Ingestion was unavailable for all event types between 8:16AM PT to 9:00AM PT for Sentry US.

Root Cause

This incident was caused by a code change that uncovered a capacity limitation within Relay, specifically the disk buffer’s inability to handle the high write throughput. Leading to cascading failures across multiple services. This bottleneck highlighted the need for a more resilient disk buffering solution and a way to assess the real-time traffic that could impact write throughput more accurately.

Several factors contributed to the escalation of this incident. A code change deployed to only one pod initially made it challenging to detect the impact early on. Additionally, difficulties with rollback procedures arose due to uncertainty about the version to revert to and a lack of familiarity with rollback tools among the team members. The failure mode became more complex with multiple versions of pods in play, each reacting differently under stress. This ultimately led to a cascading failure pattern as memory limits were breached, especially in newer pod versions, resulting in degraded system performance.

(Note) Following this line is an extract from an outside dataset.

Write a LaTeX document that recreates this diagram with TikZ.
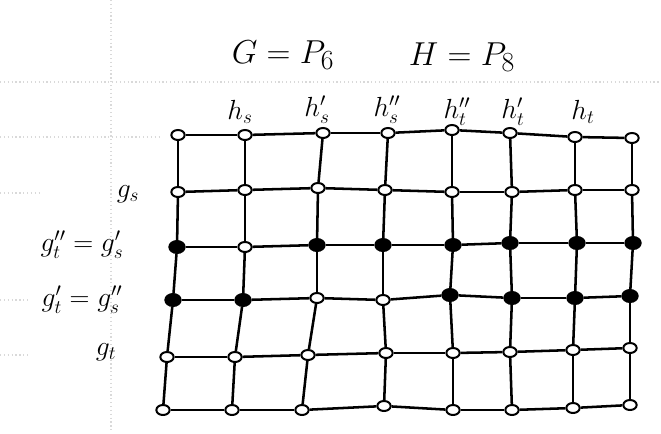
\documentclass[tikz,border=0pt]{standalone}
\usetikzlibrary{shapes.geometric}
\begin{document}
\begin{tikzpicture}[x=0.75pt,y=-0.75pt,
  vtx/.style={ellipse,draw,line width=1.5pt,minimum width=10pt,minimum height=7.5pt,inner sep=0pt,fill=white},
  full/.style={fill=black,minimum width=11.5pt,minimum height=9pt},
  link/.style={line width=1.9pt,black},
  faint/.style={gray!30,dotted,line width=0.9pt},
  lab/.style={font=\fontsize{20}{22}\selectfont,inner sep=1pt},
  rlab/.style={font=\fontsize{22}{24}\selectfont,inner sep=1pt},
  ttl/.style={font=\fontsize{30}{34}\selectfont,inner sep=1pt}]
\useasboundingbox (0,0) rectangle (661,433);
% faint notebook lines
\draw[faint] (0,82) -- (661,82);
\draw[faint] (111,0) -- (111,433);
\draw[faint] (0,137) -- (160,137);
\draw[faint] (0,193) -- (40,193);
\draw[faint] (0,300) -- (30,300);
\draw[faint] (0,355) -- (30,355);
% vertices
\foreach \c/\x/\y in {1/178/135,2/245/135,3/323/133,4/388/133,5/452/130,6/510/133,7/575/137,8/632/138}
  \node[vtx] (v1-\c) at (\x,\y) {};
\foreach \c/\x/\y in {1/178/192,2/245/190,3/318/188,4/385/190,5/452/192,6/512/192,7/575/190,8/632/190}
  \node[vtx] (v2-\c) at (\x,\y) {};
\foreach \c/\x/\y/\f in {1/177/247/full,2/245/247/,3/317/245/full,4/383/245/full,5/453/245/full,6/510/243/full,7/577/243/full,8/633/243/full}
  \node[vtx,\f] (v3-\c) at (\x,\y) {};
\foreach \c/\x/\y/\f in {1/173/300/full,2/243/300/full,3/317/298/,4/383/300/,5/450/295/full,6/512/298/full,7/575/298/full,8/630/296/full}
  \node[vtx,\f] (v4-\c) at (\x,\y) {};
\foreach \c/\x/\y in {1/167/357,2/235/357,3/308/355,4/386/353,5/453/353,6/510/352,7/573/350,8/630/348}
  \node[vtx] (v5-\c) at (\x,\y) {};
\foreach \c/\x/\y in {1/163/410,2/232/410,3/302/410,4/384/406,5/453/410,6/512/410,7/573/408,8/630/405}
  \node[vtx] (v6-\c) at (\x,\y) {};
% edges: rows
\foreach \r in {1,2,3,4,5,6}{
  \foreach \c/\d in {1/2,2/3,3/4,4/5,5/6,6/7,7/8}{
    \draw[link] (v\r-\c) -- (v\r-\d);
  }
}
% edges: columns
\foreach \c in {1,2,3,4,5,6,7,8}{
  \foreach \r/\s in {1/2,2/3,3/4,4/5,5/6}{
    \draw[link] (v\r-\c) -- (v\s-\c);
  }
}
% titles
\node[ttl] (tg) at (283,55) {$G=P_6$};
\node[ttl] (th) at (462,57) {$H=P_8$};
% column labels
\node[lab] (hs) at (240,112) {$h_s$};
\node[lab] (hs1) at (317,110) {$h_s'$};
\node[lab] (hs2) at (387,110) {$h_s''$};
\node[lab] (ht2) at (457,112) {$h_t''$};
\node[lab] (ht1) at (513,112) {$h_t'$};
\node[lab] (ht) at (583,112) {$h_t$};
% row labels
\node[rlab] (gs) at (128,194) {$g_s$};
\node[rlab] (gt2) at (82,245) {$g_t''=g_s'$};
\node[rlab] (gt1) at (82,300) {$g_t'=g_s''$};
\node[rlab] (gt) at (106,352) {$g_t$};
\end{tikzpicture}
\end{document}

Remediation and Prevention

To prevent similar incidents, the team is setting up a load-testing environment mirroring production traffic and conducting stress tests before full deployment. Benchmarking write throughput in realistic conditions could help forecast potential bottlenecks. While active monitoring and alerting mechanisms performed as expected, increased observability in Relay help further mitigate impacts and streamline detection and response.

Posted Nov 09, 2024 - 00:42 UTC

Resolved

This incident has been resolved.

Posted Oct 09, 2024 - 16:16 UTC

Identified

The issue has been identified and a fix is being implemented.

Posted Oct 09, 2024 - 16:01 UTC

Investigating

We are investigating an overall failure of our ingestion service in US

Posted Oct 09, 2024 - 15:36 UTC

This incident affected: US Ingestion (US Error Ingestion, US Transaction Ingestion, US Attachment Ingestion, US Profile Ingestion, US Replay Ingestion, US Span Ingestion, US Cron Monitoring, Custom Metrics (beta)).